First, I took an old basket, cut the handle off, filled it with soil and planted some trailing plants, Lanai Red Verbena and Ramblin Petunia, and a mounding plant, Techno Heat Lobelia. I placed it on top of the tree stump (more like a piece of a very large branch from an old tree). The colors were subtle but very beautiful with the aged bark of the wood.
Next I put down some of the left over soil from the plant pots in front of the door and made a path with some beautiful stones I found at the local craft store.
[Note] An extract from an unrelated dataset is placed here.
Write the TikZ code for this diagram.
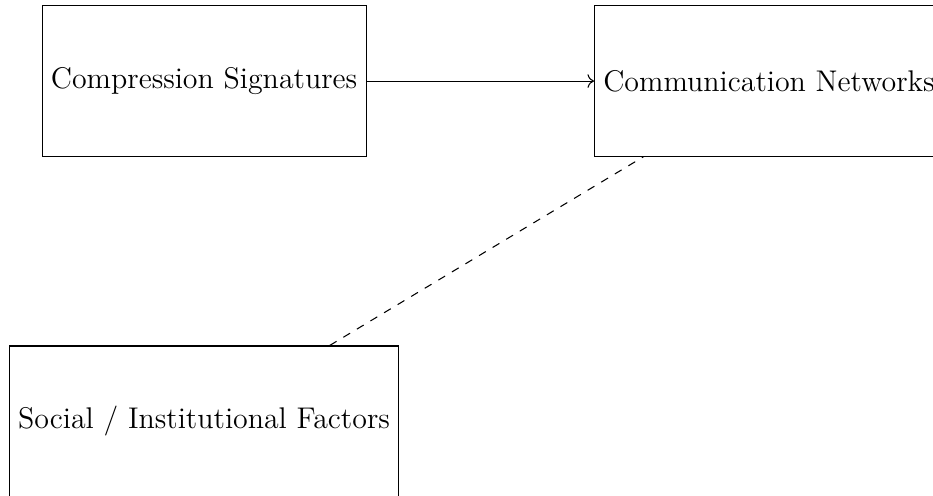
\documentclass[tikz,border=0pt]{standalone}
\usetikzlibrary{arrows.meta}
\tikzset{
  box/.style={draw, minimum height=2cm, inner sep=0.3333em,
    font=\fontsize{11.33}{14}\selectfont},
  link/.style={->},
  assoc/.style={dashed}
}
\begin{document}
\begin{tikzpicture}
  \useasboundingbox (0pt,0pt) rectangle (353.4pt,-187.5pt);
  \clip (0pt,0pt) rectangle (353.4pt,-187.5pt);
  \node[box] (comp) at (77.3pt,-30.7pt) {Compression Signatures};
  \node[box, anchor=west] (comm) at (225pt,-30.7pt) {Communication Networks};
  \node[box] (soc) at (77.3pt,-159.5pt) {Social / Institutional Factors};
  \draw[link] (comp) -- (comm);
  \draw[assoc] (soc) -- (comm);
\end{tikzpicture}
\end{document}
As you can see from the pictures so far, there is a natural arch at the front of the log that already looks like a doorway. Instead of making or buying a door and attaching it there, I just made that arch look like a real door. I took some thin pliable cedar branches and braided them together, with the help of some floral wire, and then tacked it around that arch to make the doorway. I found an old clip-on earring that had no match (it actually belonged to my mother) in my jewelry box that I thought would make a really pretty doorknob. To put this on, I tapped a nail into the area where I thought a doorknob should be and then bent the nail with the hammer, just clipping the earring on to it. Then I tucked some moss in and around the arch.
A faerie house needs a few windows too! To make those, I used some pieces of that basket I cut up for the flowers, some pieces of plastic milk jugs and a glue gun. I assembled them first and then tacked them on to the log, making sure the tacks were hidden from view by putting them through at the very corners of the windows. I added a few tuffs of moss around them too.
Over the next couple of days, I worked on getting a few items to add to the house - a broom, a watering can, a birdbath, an arbor and a bench. During this time, I noticed that the stone path kept shifting. Whether it was from the rain we had all week or from birds or squirrels romping around in the garden bed, I was not sure but I knew I had to do something to prevent it from happening again. Luckily, the items I bought for the faerie house came as a kit and, with it, there was a fence. I put this into the landscape, bending it here and there to make a winding path from the front door out into my garden.
I hope you all have a beautiful and blessed Litha/Summer Solstice! To my friends in the southern hemisphere, Winter Solstice Blessings!